Gov. Mark Dayton's executive order would designate the American Federation of State, County and Municipal Employees and Service Employees International Union officials as the collective bargaining and political representatives of thousands of providers in the state.

This action closely follows a similar lawsuit by home-based child care and personal care providers in Michigan. NRWLDF attorneys argue that such schemes violate the providers' First Amendment rights of freedom of speech, association, and petition of government guaranteed by the U.S. Constitution. They claim that the government does not have the power to force citizens to accept the government's choice of union representation.

According to the NRWLDF this campaign is an effort by primarily two unions, AFSCME and the SEIU, to consolidate a segment of the labor market in each state into being represented by one or the other or both of those unions.

"This union boss power grab scheme is nothing more than pure political payback and was popularized by disgraced Governors Gray Davis of California and Rod Blagojevich of Illinois," said Mark Mix, President of National Right to Work. "The forced political association that is occurring in the North Star State as a result of Governor Dayton's dictate is a slap in the face of fundamental American principles we hold dear."
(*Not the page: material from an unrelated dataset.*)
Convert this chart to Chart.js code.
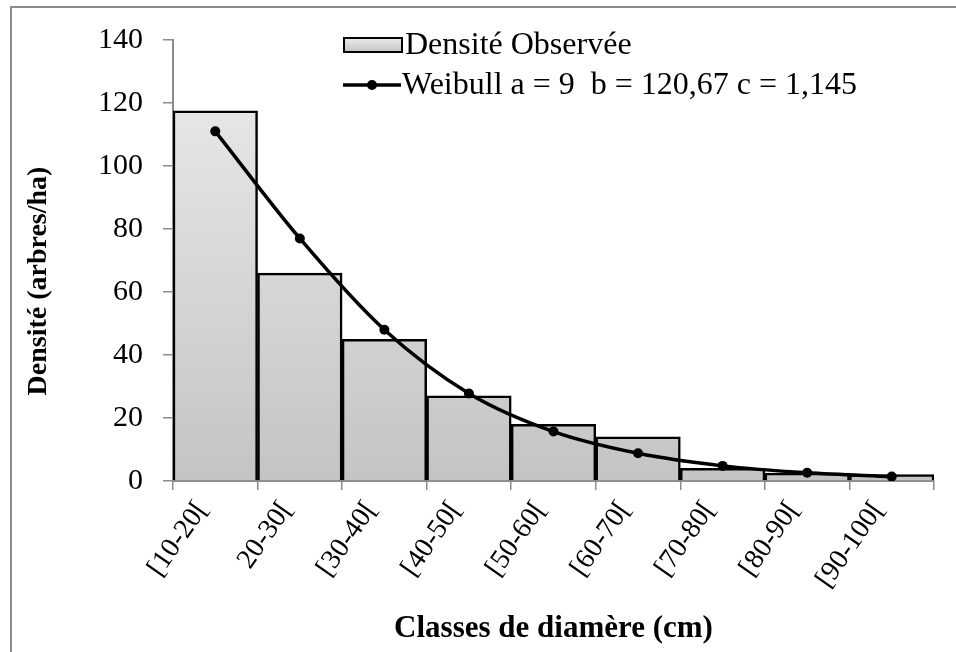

The lawsuit is the second legal challenge to Minnesota's child care provider unionization scheme, but the first in federal court. Another lawsuit filed in state court challenges Dayton's authority to enact the scheme under Minnesota law.

Bill Messenger, a Springfield, Va. lawyer represents twelve home care providers in Minnesota for the NRWLDF. He said that both the SEIU and AFSCME, had made a deal to divide the country between each other with each union taking certain states. A copy of the agreement between AFSCME and the SEIU is included in this article.

"They have done this in sixteen states so far," said Mr. Messenger. "They have succeeded in getting executive orders to have the state home day care providers represented exclusively by the union for purposes of negotiating issues of mutual concern which include how much the state subsidy will be."

Mr. Messenger said that the procedure is for the union and the state's governor will negotiate to establish the subsidy rate and recommend that rate to the legislature to be enacted into law.

"This can only be done where the governor is sympathetic to the union or where there is already a law establishing this.

"Minnesota was divided in half between AFSCME and SEIU," he said. "The Northern counties are ASFCME Council 5 and the southern counties are the SEIU. Michigan was a joint effort between AFSCME and the UAW."